David Jason was called in to read for the part and two hours later his agent rang to tell him that he’d got the job. Three hours after that she rang back to say she had very bad news and that he hadn’t got it at all. In the meantime Clive Dunn had discovered that no more Spike Milligan shows were being made at that time and he decided to accept the part in Dad’s Army after all. Understandably David was hugely disappointed to lose a part that would have brought him his first big break into mainstream television and Dad’s Army became a major success and ran for nine years. These days he’s rather glad that it happened that way.
For life would have been very different for him if he had starred in Dad’s Army. He would have been busy filming that series when the part of dopey corner-shop assistant Granville in Roy Clarke’s Open All Hours came up. That would have meant that he would have never worked with Ray Butt on that show – or been cast in It’s Only Me – Whoever I Am where he showed off his ability with accents by mimicking Ray’s strong London accent.

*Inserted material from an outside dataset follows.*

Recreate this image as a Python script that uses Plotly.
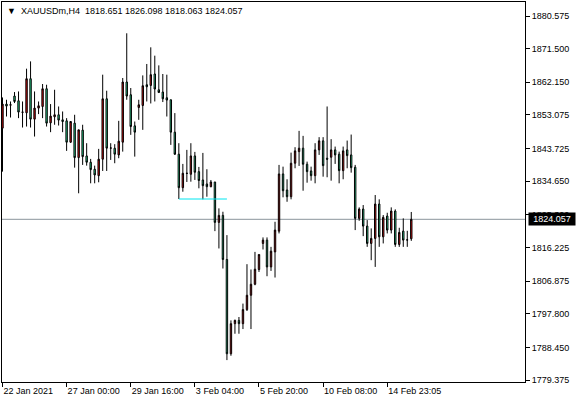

Then he would have never even been considered for the part of Del Trotter – the role that has made him famous and let him demonstrate the brilliant acting skills that have since led to countless straight roles. “After I lost the part in Dad’s Army and it started to become really successful there were times when I’d watch it and see Corporal Jones and I’d say: ‘I was offered that bloody part!’” he recalled.”
David first told me about missing out on the Corporal Jones part during an interview in the bar of Bristol hotel in 1990 – and he reflected on how Clive’s decision – and fate – had had a enormous impact on his future… even though obviously he didn’t know it at the time….
Obviously you can read more about this in my Official Only Fools history…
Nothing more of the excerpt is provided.